--- BEGIN Material provided ---
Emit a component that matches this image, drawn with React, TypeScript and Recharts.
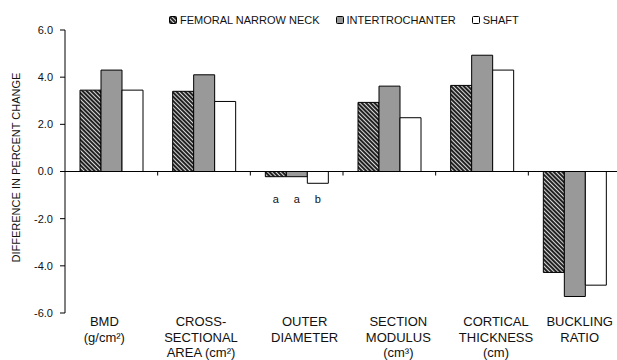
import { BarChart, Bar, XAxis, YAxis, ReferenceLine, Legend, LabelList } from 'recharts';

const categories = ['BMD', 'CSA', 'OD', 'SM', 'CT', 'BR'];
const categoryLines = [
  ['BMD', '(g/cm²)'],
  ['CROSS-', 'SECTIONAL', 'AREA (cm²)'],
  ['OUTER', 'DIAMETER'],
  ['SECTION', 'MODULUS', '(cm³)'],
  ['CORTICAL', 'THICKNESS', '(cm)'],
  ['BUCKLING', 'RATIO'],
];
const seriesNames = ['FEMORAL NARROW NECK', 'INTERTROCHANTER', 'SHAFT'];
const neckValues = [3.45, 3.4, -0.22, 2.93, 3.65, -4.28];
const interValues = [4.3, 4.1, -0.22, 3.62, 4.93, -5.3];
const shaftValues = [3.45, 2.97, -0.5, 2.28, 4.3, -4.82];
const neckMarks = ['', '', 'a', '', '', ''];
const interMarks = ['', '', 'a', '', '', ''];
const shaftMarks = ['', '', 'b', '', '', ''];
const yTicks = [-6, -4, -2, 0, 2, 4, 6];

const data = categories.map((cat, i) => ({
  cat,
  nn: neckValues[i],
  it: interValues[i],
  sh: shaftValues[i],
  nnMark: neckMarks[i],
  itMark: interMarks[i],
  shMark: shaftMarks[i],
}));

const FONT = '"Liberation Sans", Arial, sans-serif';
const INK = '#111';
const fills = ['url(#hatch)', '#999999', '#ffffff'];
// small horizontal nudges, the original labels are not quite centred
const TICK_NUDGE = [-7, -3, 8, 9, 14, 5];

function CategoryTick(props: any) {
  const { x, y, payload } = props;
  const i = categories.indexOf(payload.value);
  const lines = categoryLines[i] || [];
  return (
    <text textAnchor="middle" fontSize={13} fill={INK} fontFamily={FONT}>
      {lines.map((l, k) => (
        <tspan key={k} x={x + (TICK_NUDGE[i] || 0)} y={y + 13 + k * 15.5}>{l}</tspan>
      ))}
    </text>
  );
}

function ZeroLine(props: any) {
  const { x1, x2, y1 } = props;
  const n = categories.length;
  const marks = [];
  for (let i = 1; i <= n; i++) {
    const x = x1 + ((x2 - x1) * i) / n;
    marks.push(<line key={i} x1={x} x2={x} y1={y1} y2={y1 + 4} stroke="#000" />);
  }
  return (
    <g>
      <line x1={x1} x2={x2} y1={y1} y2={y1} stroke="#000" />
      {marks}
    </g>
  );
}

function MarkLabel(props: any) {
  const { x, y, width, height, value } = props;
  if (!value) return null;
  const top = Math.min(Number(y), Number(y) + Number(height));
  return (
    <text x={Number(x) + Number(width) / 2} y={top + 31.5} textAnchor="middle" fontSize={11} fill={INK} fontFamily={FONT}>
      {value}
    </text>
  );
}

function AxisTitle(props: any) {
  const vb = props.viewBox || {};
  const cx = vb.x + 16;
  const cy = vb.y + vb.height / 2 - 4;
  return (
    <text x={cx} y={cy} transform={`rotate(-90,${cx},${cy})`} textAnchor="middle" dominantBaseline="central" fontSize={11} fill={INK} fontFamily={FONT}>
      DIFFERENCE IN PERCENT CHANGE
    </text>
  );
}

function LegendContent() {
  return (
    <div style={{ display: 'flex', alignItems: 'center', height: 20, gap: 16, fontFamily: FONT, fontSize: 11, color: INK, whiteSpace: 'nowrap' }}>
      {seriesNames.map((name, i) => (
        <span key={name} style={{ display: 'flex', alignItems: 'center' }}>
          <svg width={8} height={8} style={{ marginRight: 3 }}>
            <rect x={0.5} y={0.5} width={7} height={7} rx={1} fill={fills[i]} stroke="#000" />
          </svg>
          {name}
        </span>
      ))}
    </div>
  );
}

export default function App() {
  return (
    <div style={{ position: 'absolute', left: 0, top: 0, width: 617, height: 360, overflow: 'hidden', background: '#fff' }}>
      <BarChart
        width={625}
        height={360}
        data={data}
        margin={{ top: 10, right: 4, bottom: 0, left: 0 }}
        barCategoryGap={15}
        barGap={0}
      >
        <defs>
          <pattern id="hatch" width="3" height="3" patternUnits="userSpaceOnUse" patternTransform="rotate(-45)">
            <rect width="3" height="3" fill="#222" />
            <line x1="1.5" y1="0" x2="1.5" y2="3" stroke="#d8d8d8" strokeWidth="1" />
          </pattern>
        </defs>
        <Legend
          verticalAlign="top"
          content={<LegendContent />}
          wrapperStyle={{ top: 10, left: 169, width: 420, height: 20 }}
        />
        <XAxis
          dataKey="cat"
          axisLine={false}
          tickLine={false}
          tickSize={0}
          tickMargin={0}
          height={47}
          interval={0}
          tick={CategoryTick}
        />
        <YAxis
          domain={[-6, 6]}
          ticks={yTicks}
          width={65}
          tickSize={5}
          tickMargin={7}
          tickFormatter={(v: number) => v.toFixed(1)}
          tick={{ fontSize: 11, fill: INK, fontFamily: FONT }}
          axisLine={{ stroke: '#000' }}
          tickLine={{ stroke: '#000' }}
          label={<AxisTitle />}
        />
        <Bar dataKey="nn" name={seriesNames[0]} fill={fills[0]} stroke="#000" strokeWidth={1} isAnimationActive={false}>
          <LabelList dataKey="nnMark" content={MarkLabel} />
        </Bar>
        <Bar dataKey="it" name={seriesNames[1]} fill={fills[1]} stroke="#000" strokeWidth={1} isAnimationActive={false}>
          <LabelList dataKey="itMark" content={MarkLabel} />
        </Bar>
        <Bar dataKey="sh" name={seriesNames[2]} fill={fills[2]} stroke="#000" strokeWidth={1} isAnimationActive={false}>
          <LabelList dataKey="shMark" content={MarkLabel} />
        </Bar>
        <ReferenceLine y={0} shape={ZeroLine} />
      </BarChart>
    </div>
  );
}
--- END Material provided ---
## [Work instructions]
Reproduce the whole listing above word for word, but not its pictures.

## [Solution]
Emit a component that matches this image, drawn with React, TypeScript and Recharts.
import { BarChart, Bar, XAxis, YAxis, ReferenceLine, Legend, LabelList } from 'recharts';

const categories = ['BMD', 'CSA', 'OD', 'SM', 'CT', 'BR'];
const categoryLines = [
  ['BMD', '(g/cm²)'],
  ['CROSS-', 'SECTIONAL', 'AREA (cm²)'],
  ['OUTER', 'DIAMETER'],
  ['SECTION', 'MODULUS', '(cm³)'],
  ['CORTICAL', 'THICKNESS', '(cm)'],
  ['BUCKLING', 'RATIO'],
];
const seriesNames = ['FEMORAL NARROW NECK', 'INTERTROCHANTER', 'SHAFT'];
const neckValues = [3.45, 3.4, -0.22, 2.93, 3.65, -4.28];
const interValues = [4.3, 4.1, -0.22, 3.62, 4.93, -5.3];
const shaftValues = [3.45, 2.97, -0.5, 2.28, 4.3, -4.82];
const neckMarks = ['', '', 'a', '', '', ''];
const interMarks = ['', '', 'a', '', '', ''];
const shaftMarks = ['', '', 'b', '', '', ''];
const yTicks = [-6, -4, -2, 0, 2, 4, 6];

const data = categories.map((cat, i) => ({
  cat,
  nn: neckValues[i],
  it: interValues[i],
  sh: shaftValues[i],
  nnMark: neckMarks[i],
  itMark: interMarks[i],
  shMark: shaftMarks[i],
}));

const FONT = '"Liberation Sans", Arial, sans-serif';
const INK = '#111';
const fills = ['url(#hatch)', '#999999', '#ffffff'];
// small horizontal nudges, the original labels are not quite centred
const TICK_NUDGE = [-7, -3, 8, 9, 14, 5];

function CategoryTick(props: any) {
  const { x, y, payload } = props;
  const i = categories.indexOf(payload.value);
  const lines = categoryLines[i] || [];
  return (
    <text textAnchor="middle" fontSize={13} fill={INK} fontFamily={FONT}>
      {lines.map((l, k) => (
        <tspan key={k} x={x + (TICK_NUDGE[i] || 0)} y={y + 13 + k * 15.5}>{l}</tspan>
      ))}
    </text>
  );
}

function ZeroLine(props: any) {
  const { x1, x2, y1 } = props;
  const n = categories.length;
  const marks = [];
  for (let i = 1; i <= n; i++) {
    const x = x1 + ((x2 - x1) * i) / n;
    marks.push(<line key={i} x1={x} x2={x} y1={y1} y2={y1 + 4} stroke="#000" />);
  }
  return (
    <g>
      <line x1={x1} x2={x2} y1={y1} y2={y1} stroke="#000" />
      {marks}
    </g>
  );
}

function MarkLabel(props: any) {
  const { x, y, width, height, value } = props;
  if (!value) return null;
  const top = Math.min(Number(y), Number(y) + Number(height));
  return (
    <text x={Number(x) + Number(width) / 2} y={top + 31.5} textAnchor="middle" fontSize={11} fill={INK} fontFamily={FONT}>
      {value}
    </text>
  );
}

function AxisTitle(props: any) {
  const vb = props.viewBox || {};
  const cx = vb.x + 16;
  const cy = vb.y + vb.height / 2 - 4;
  return (
    <text x={cx} y={cy} transform={`rotate(-90,${cx},${cy})`} textAnchor="middle" dominantBaseline="central" fontSize={11} fill={INK} fontFamily={FONT}>
      DIFFERENCE IN PERCENT CHANGE
    </text>
  );
}

function LegendContent() {
  return (
    <div style={{ display: 'flex', alignItems: 'center', height: 20, gap: 16, fontFamily: FONT, fontSize: 11, color: INK, whiteSpace: 'nowrap' }}>
      {seriesNames.map((name, i) => (
        <span key={name} style={{ display: 'flex', alignItems: 'center' }}>
          <svg width={8} height={8} style={{ marginRight: 3 }}>
            <rect x={0.5} y={0.5} width={7} height={7} rx={1} fill={fills[i]} stroke="#000" />
          </svg>
          {name}
        </span>
      ))}
    </div>
  );
}

export default function App() {
  return (
    <div style={{ position: 'absolute', left: 0, top: 0, width: 617, height: 360, overflow: 'hidden', background: '#fff' }}>
      <BarChart
        width={625}
        height={360}
        data={data}
        margin={{ top: 10, right: 4, bottom: 0, left: 0 }}
        barCategoryGap={15}
        barGap={0}
      >
        <defs>
          <pattern id="hatch" width="3" height="3" patternUnits="userSpaceOnUse" patternTransform="rotate(-45)">
            <rect width="3" height="3" fill="#222" />
            <line x1="1.5" y1="0" x2="1.5" y2="3" stroke="#d8d8d8" strokeWidth="1" />
          </pattern>
        </defs>
        <Legend
          verticalAlign="top"
          content={<LegendContent />}
          wrapperStyle={{ top: 10, left: 169, width: 420, height: 20 }}
        />
        <XAxis
          dataKey="cat"
          axisLine={false}
          tickLine={false}
          tickSize={0}
          tickMargin={0}
          height={47}
          interval={0}
          tick={CategoryTick}
        />
        <YAxis
          domain={[-6, 6]}
          ticks={yTicks}
          width={65}
          tickSize={5}
          tickMargin={7}
          tickFormatter={(v: number) => v.toFixed(1)}
          tick={{ fontSize: 11, fill: INK, fontFamily: FONT }}
          axisLine={{ stroke: '#000' }}
          tickLine={{ stroke: '#000' }}
          label={<AxisTitle />}
        />
        <Bar dataKey="nn" name={seriesNames[0]} fill={fills[0]} stroke="#000" strokeWidth={1} isAnimationActive={false}>
          <LabelList dataKey="nnMark" content={MarkLabel} />
        </Bar>
        <Bar dataKey="it" name={seriesNames[1]} fill={fills[1]} stroke="#000" strokeWidth={1} isAnimationActive={false}>
          <LabelList dataKey="itMark" content={MarkLabel} />
        </Bar>
        <Bar dataKey="sh" name={seriesNames[2]} fill={fills[2]} stroke="#000" strokeWidth={1} isAnimationActive={false}>
          <LabelList dataKey="shMark" content={MarkLabel} />
        </Bar>
        <ReferenceLine y={0} shape={ZeroLine} />
      </BarChart>
    </div>
  );
}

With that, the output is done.